[Stored items from a collection]
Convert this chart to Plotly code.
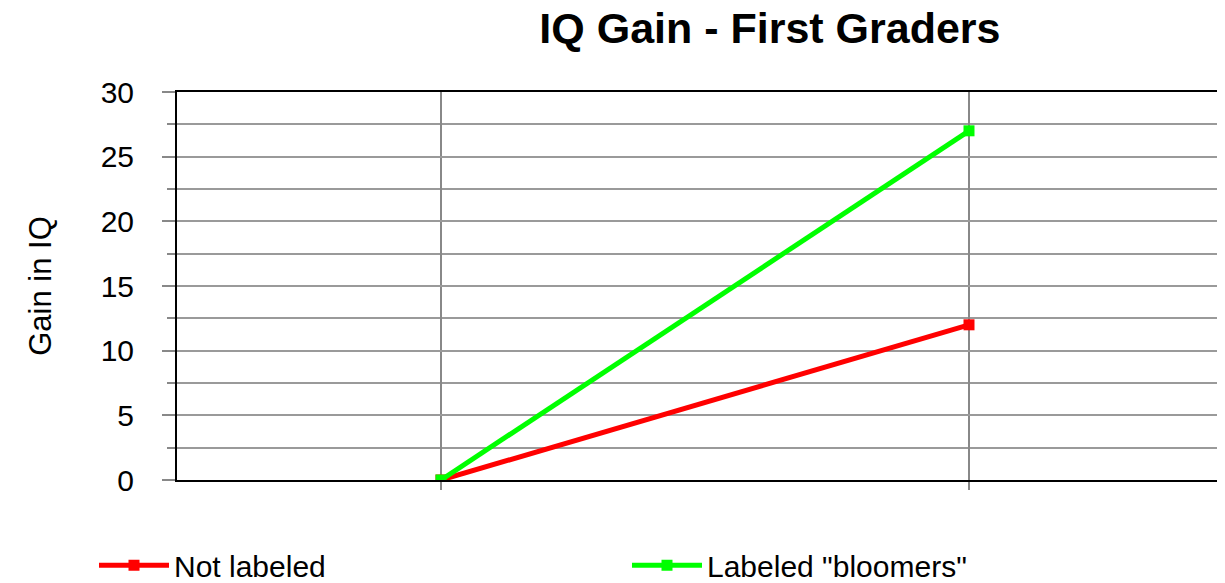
import plotly.graph_objects as go

# Data
stages = ["Start", "End"]
not_labeled = [0, 12]
labeled_bloomers = [0, 27]
y_ticks = [0, 5, 10, 15, 20, 25, 30]

FONT = "Liberation Sans, Arial, sans-serif"

fig = go.Figure()
fig.add_trace(go.Scatter(
    x=stages, y=not_labeled, name="Not labeled", mode="lines+markers",
    line=dict(color="#ff0000", width=5),
    marker=dict(symbol="square", size=11, color="#ff0000"),
))
fig.add_trace(go.Scatter(
    x=stages, y=labeled_bloomers, name='Labeled "bloomers"', mode="lines+markers",
    line=dict(color="#00ff00", width=5),
    marker=dict(symbol="square", size=11, color="#00ff00"),
))

fig.update_layout(
    width=1225, height=583,
    margin=dict(l=169, r=0, t=84, b=111, autoexpand=False),
    paper_bgcolor="white", plot_bgcolor="white",
    title=dict(text="<b>IQ Gain - First Graders</b>", x=0.622, xanchor="center",
               y=1, yanchor="top", pad=dict(t=5),
               font=dict(family=FONT, size=43, color="black")),
    showlegend=True,
    legend=dict(orientation="h", x=-0.0786, xanchor="left", y=-0.22, yanchor="middle",
                entrywidth=448, entrywidthmode="pixels", itemwidth=70,
                font=dict(family=FONT, size=30, color="black"),
                bgcolor="rgba(0,0,0,0)"),
)

fig.update_xaxes(
    type="category", range=[-0.5, 1.5],
    showticklabels=False, ticks="outside", ticklen=8, tickcolor="#888888", tickwidth=2,
    showgrid=True, gridcolor="#888888", gridwidth=2,
    showline=True, linecolor="black", linewidth=2, mirror=True,
    zeroline=False,
)
fig.update_yaxes(
    range=[0, 30], tickvals=y_ticks, ticks="outside", ticklen=13, tickcolor="#888888", tickwidth=2,
    tickfont=dict(family=FONT, size=30, color="black"), ticklabelstandoff=22,
    showgrid=True, gridcolor="#9a9a9a", gridwidth=1.5,
    minor=dict(dtick=2.5, tick0=0, ticks="outside", ticklen=8, tickcolor="#888888", tickwidth=2,
               showgrid=True, gridcolor="#9a9a9a", gridwidth=1.5),
    showline=True, linecolor="black", linewidth=2,
    zeroline=False,
    title=dict(text="Gain in IQ", font=dict(family=FONT, size=31, color="black"), standoff=40),
)

fig.write_html("out.html")
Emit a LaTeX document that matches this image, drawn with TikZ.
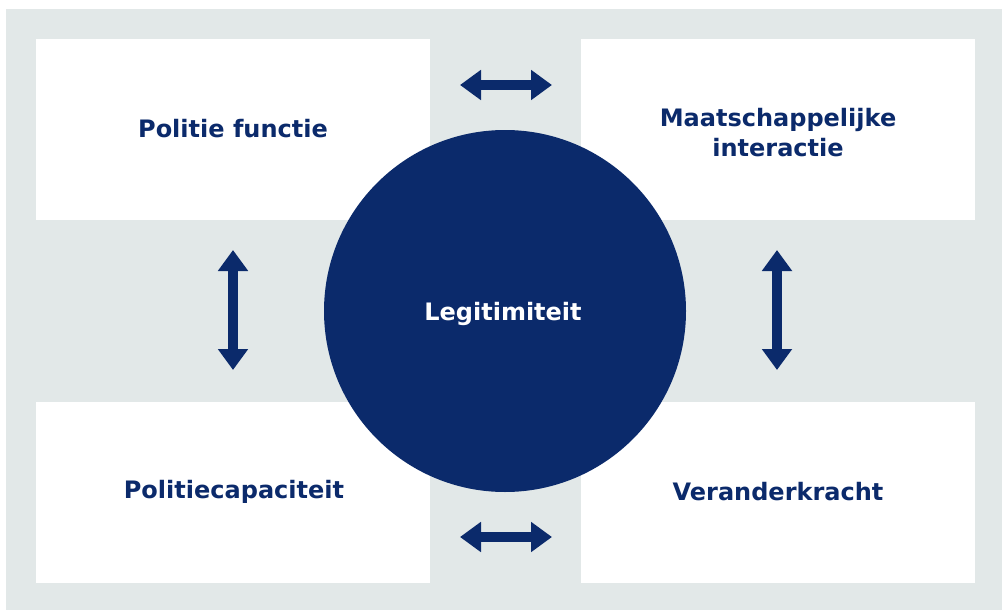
\documentclass[tikz,border=0pt]{standalone}
\usepackage{fontspec}
\setmainfont{DejaVu Sans}
\usetikzlibrary{arrows.meta}
\definecolor{navy}{HTML}{0B2A6B}
\definecolor{panel}{HTML}{E2E8E8}
\tikzset{
  box/.style={fill=white, draw=none, minimum width=394pt, minimum height=181pt, inner sep=0pt, anchor=north west},
  lbl/.style={text=navy, font=\bfseries\fontsize{24}{30}\selectfont, align=center},
  dbl/.style={draw=navy, line width=10pt, {Triangle[length=21pt,width=29pt]}-{Triangle[length=21pt,width=29pt]}, shorten <=0pt, shorten >=0pt}
}
\begin{document}
\begin{tikzpicture}[x=1pt,y=-1pt]
\useasboundingbox (0,0) rectangle (1002,610);
\fill[white] (0,0) rectangle (1002,610);
\fill[panel] (6,9) rectangle (1002,610);
\node[box] (tl) at (36,39) {};
\node[box] (tr) at (581,39) {};
\node[box] (bl) at (36,402) {};
\node[box] (br) at (581,402) {};
\node[circle, fill=navy, minimum size=362pt, inner sep=0pt] (c) at (505,311) {};
\node[lbl] (tlt) at (233,129) {Politie functie};
\node[lbl] (trt) at (778,133) {Maatschappelijke\\interactie};
\node[lbl] (blt) at (234,492) {Politiecapaciteit};
\node[lbl] (brt) at (778,492) {Veranderkracht};
\node[lbl, text=white] (ct) at (503,314) {Legitimiteit};
\coordinate (a1) at (460,85);
\coordinate (a2) at (552,85);
\coordinate (b1) at (460,537);
\coordinate (b2) at (552,537);
\coordinate (l1) at (233,250);
\coordinate (l2) at (233,370);
\coordinate (r1) at (777,250);
\coordinate (r2) at (777,370);
\draw[dbl] (a1) -- (a2);
\draw[dbl] (b1) -- (b2);
\draw[dbl] (l1) -- (l2);
\draw[dbl] (r1) -- (r2);
\end{tikzpicture}
\end{document}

Required task:
Take the data above and repeat it exactly, leaving each picture out.

Solved exercise:
Convert this chart to Plotly code.
import plotly.graph_objects as go

# Data
stages = ["Start", "End"]
not_labeled = [0, 12]
labeled_bloomers = [0, 27]
y_ticks = [0, 5, 10, 15, 20, 25, 30]

FONT = "Liberation Sans, Arial, sans-serif"

fig = go.Figure()
fig.add_trace(go.Scatter(
    x=stages, y=not_labeled, name="Not labeled", mode="lines+markers",
    line=dict(color="#ff0000", width=5),
    marker=dict(symbol="square", size=11, color="#ff0000"),
))
fig.add_trace(go.Scatter(
    x=stages, y=labeled_bloomers, name='Labeled "bloomers"', mode="lines+markers",
    line=dict(color="#00ff00", width=5),
    marker=dict(symbol="square", size=11, color="#00ff00"),
))

fig.update_layout(
    width=1225, height=583,
    margin=dict(l=169, r=0, t=84, b=111, autoexpand=False),
    paper_bgcolor="white", plot_bgcolor="white",
    title=dict(text="<b>IQ Gain - First Graders</b>", x=0.622, xanchor="center",
               y=1, yanchor="top", pad=dict(t=5),
               font=dict(family=FONT, size=43, color="black")),
    showlegend=True,
    legend=dict(orientation="h", x=-0.0786, xanchor="left", y=-0.22, yanchor="middle",
                entrywidth=448, entrywidthmode="pixels", itemwidth=70,
                font=dict(family=FONT, size=30, color="black"),
                bgcolor="rgba(0,0,0,0)"),
)

fig.update_xaxes(
    type="category", range=[-0.5, 1.5],
    showticklabels=False, ticks="outside", ticklen=8, tickcolor="#888888", tickwidth=2,
    showgrid=True, gridcolor="#888888", gridwidth=2,
    showline=True, linecolor="black", linewidth=2, mirror=True,
    zeroline=False,
)
fig.update_yaxes(
    range=[0, 30], tickvals=y_ticks, ticks="outside", ticklen=13, tickcolor="#888888", tickwidth=2,
    tickfont=dict(family=FONT, size=30, color="black"), ticklabelstandoff=22,
    showgrid=True, gridcolor="#9a9a9a", gridwidth=1.5,
    minor=dict(dtick=2.5, tick0=0, ticks="outside", ticklen=8, tickcolor="#888888", tickwidth=2,
               showgrid=True, gridcolor="#9a9a9a", gridwidth=1.5),
    showline=True, linecolor="black", linewidth=2,
    zeroline=False,
    title=dict(text="Gain in IQ", font=dict(family=FONT, size=31, color="black"), standoff=40),
)

fig.write_html("out.html")
Emit a LaTeX document that matches this image, drawn with TikZ.
\documentclass[tikz,border=0pt]{standalone}
\usepackage{fontspec}
\setmainfont{DejaVu Sans}
\usetikzlibrary{arrows.meta}
\definecolor{navy}{HTML}{0B2A6B}
\definecolor{panel}{HTML}{E2E8E8}
\tikzset{
  box/.style={fill=white, draw=none, minimum width=394pt, minimum height=181pt, inner sep=0pt, anchor=north west},
  lbl/.style={text=navy, font=\bfseries\fontsize{24}{30}\selectfont, align=center},
  dbl/.style={draw=navy, line width=10pt, {Triangle[length=21pt,width=29pt]}-{Triangle[length=21pt,width=29pt]}, shorten <=0pt, shorten >=0pt}
}
\begin{document}
\begin{tikzpicture}[x=1pt,y=-1pt]
\useasboundingbox (0,0) rectangle (1002,610);
\fill[white] (0,0) rectangle (1002,610);
\fill[panel] (6,9) rectangle (1002,610);
\node[box] (tl) at (36,39) {};
\node[box] (tr) at (581,39) {};
\node[box] (bl) at (36,402) {};
\node[box] (br) at (581,402) {};
\node[circle, fill=navy, minimum size=362pt, inner sep=0pt] (c) at (505,311) {};
\node[lbl] (tlt) at (233,129) {Politie functie};
\node[lbl] (trt) at (778,133) {Maatschappelijke\\interactie};
\node[lbl] (blt) at (234,492) {Politiecapaciteit};
\node[lbl] (brt) at (778,492) {Veranderkracht};
\node[lbl, text=white] (ct) at (503,314) {Legitimiteit};
\coordinate (a1) at (460,85);
\coordinate (a2) at (552,85);
\coordinate (b1) at (460,537);
\coordinate (b2) at (552,537);
\coordinate (l1) at (233,250);
\coordinate (l2) at (233,370);
\coordinate (r1) at (777,250);
\coordinate (r2) at (777,370);
\draw[dbl] (a1) -- (a2);
\draw[dbl] (b1) -- (b2);
\draw[dbl] (l1) -- (l2);
\draw[dbl] (r1) -- (r2);
\end{tikzpicture}
\end{document}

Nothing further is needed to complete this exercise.